Un incremento delle risorse disponibili sarebbe stato il vero segnale di discontinuità, ben sincronizzato con il tipo di sostegno pubblico richiesto in questa fase storica che, come emerge dalle numerose ricerche ormai disponibili, richiede adesso una forte spinta sull’uscita dalla fase pilota, favorendo (anche tramite grandi investimenti) la formazione di eccellenze nazionali, ed accettando il fatto che le piccole imprese saranno assai spesso trainate dai loro clienti e dalle loro filiere più che non da una spontanea e autonoma capacità innovativa.

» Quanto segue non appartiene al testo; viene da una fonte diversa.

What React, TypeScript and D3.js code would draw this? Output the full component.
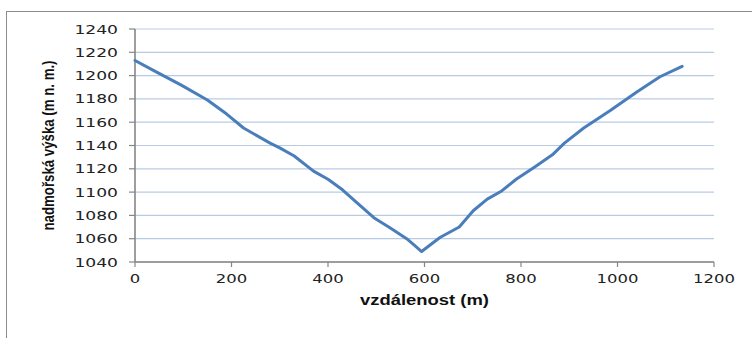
import React from "react";
import * as d3 from "d3";

const distances = [0, 40, 95, 150, 190, 225, 280, 300, 330, 370, 400, 430, 465, 495, 530, 563, 580, 594, 632, 672, 701, 730, 760, 790, 830, 865, 890, 930, 985, 1040, 1088, 1134];
const elevations = [1213, 1204, 1192, 1179, 1167, 1155, 1142, 1138, 1131, 1118, 1111, 1102, 1089, 1078, 1069, 1060, 1054, 1049, 1061, 1070, 1084, 1094, 1101, 1111, 1122, 1132, 1142, 1155, 1170, 1186, 1199, 1208];
const xTicks = [0, 200, 400, 600, 800, 1000, 1200];
const yTicks = [1040, 1060, 1080, 1100, 1120, 1140, 1160, 1180, 1200, 1220, 1240];
const xTitle = "vzdálenost (m)";
const yTitle = "nadmořská výška (m n. m.)";

const W = 752;
const H = 338;
const margin = { left: 135, right: 38, top: 29, bottom: 76 };
const DIGIT_W = 10.9;

export default function App() {
  const x = d3.scaleLinear().domain([0, 1200]).range([margin.left, W - margin.right]);
  const y = d3.scaleLinear().domain([1040, 1240]).range([H - margin.bottom, margin.top]);
  const pts = distances.map((d, i) => [d, elevations[i]] as [number, number]);
  const line = d3.line<[number, number]>().x((d) => x(d[0])).y((d) => y(d[1]));
  const x0 = x(0), x1 = x(1200), yb = y(1040), yt = y(1240);
  const tickFont = "'DejaVu Sans', Verdana, sans-serif";
  return (
    <svg width={W} height={H} style={{ position: "absolute", left: 0, top: 0, background: "#fff" }}>
      <rect x={6.5} y={11.5} width={W + 10} height={H + 10} fill="#fff" stroke="#8c8c8c" strokeWidth={1} />
      {yTicks.map((t) => (
        <line key={"g" + t} x1={x0} x2={x1} y1={y(t)} y2={y(t)} stroke="#b9cbe4" strokeWidth={1.2} />
      ))}
      <line x1={x0} x2={x0} y1={yt} y2={yb} stroke="#868686" strokeWidth={1.6} />
      <line x1={x0} x2={x1} y1={yb} y2={yb} stroke="#868686" strokeWidth={1.6} />
      {yTicks.map((t) => (
        <line key={"yt" + t} x1={x0 - 6} x2={x0} y1={y(t)} y2={y(t)} stroke="#868686" strokeWidth={1.2} />
      ))}
      {xTicks.map((t) => (
        <line key={"xt" + t} x1={x(t)} x2={x(t)} y1={yb} y2={yb + 5} stroke="#868686" strokeWidth={1.2} />
      ))}
      {yTicks.map((t) => {
        const s = String(t);
        return (
          <text key={"yl" + t} x={118} y={y(t) + 4.5} textAnchor="end" fontFamily={tickFont} fontSize={12}
            fill="#222" textLength={s.length * DIGIT_W} lengthAdjust="spacingAndGlyphs">{s}</text>
        );
      })}
      {xTicks.map((t) => {
        const s = String(t);
        return (
          <text key={"xl" + t} x={x(t)} y={283} textAnchor="middle" fontFamily={tickFont} fontSize={12}
            fill="#222" textLength={s.length * DIGIT_W * 0.96} lengthAdjust="spacingAndGlyphs">{s}</text>
        );
      })}
      <path d={line(pts) || ""} fill="none" stroke="#4a7ebb" strokeWidth={3} strokeLinejoin="round" strokeLinecap="round" />
      <text x={(x0 + x1) / 2} y={305} textAnchor="middle" fontFamily="'Liberation Sans', Arial, sans-serif" fontWeight="bold"
        fontSize={14} fill="#111" textLength={129} lengthAdjust="spacingAndGlyphs">{xTitle}</text>
      <text transform={`translate(54,${(yt + yb) / 2}) rotate(-90)`} textAnchor="middle" fontFamily="'Liberation Sans', Arial, sans-serif"
        fontWeight="bold" fontSize={16} fill="#111" textLength={170} lengthAdjust="spacingAndGlyphs">{yTitle}</text>
    </svg>
  );
}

Ammesso invece di considerare inamovibile il vincolo di spesa, allora a parziale compensazione sarebbe stato utile prevedere che le imprese (specie le medie e le grandi) potessero comunque presentare richiesta per la totalità dei loro investimenti e che, nel caso in cui non tutte le risorse stanziate fossero state consumate (come ad esempio accaduto negli anni scorsi per il budget formazione), le quote eccedenti potessero essere re-indirizzate verso le azioni eccedenti le soglie stabilite in prima battuta.

Con questi correttivi, confidando nella promessa stabilità del quadro di investimenti, e magari con qualche risorsa in più nel nuovo anno, il nuovo piano si potrebbe rivelare uno strumento davvero utile e completo per supportare le nostre imprese nella difficile trasformazione che hanno intrapreso, o che le attende.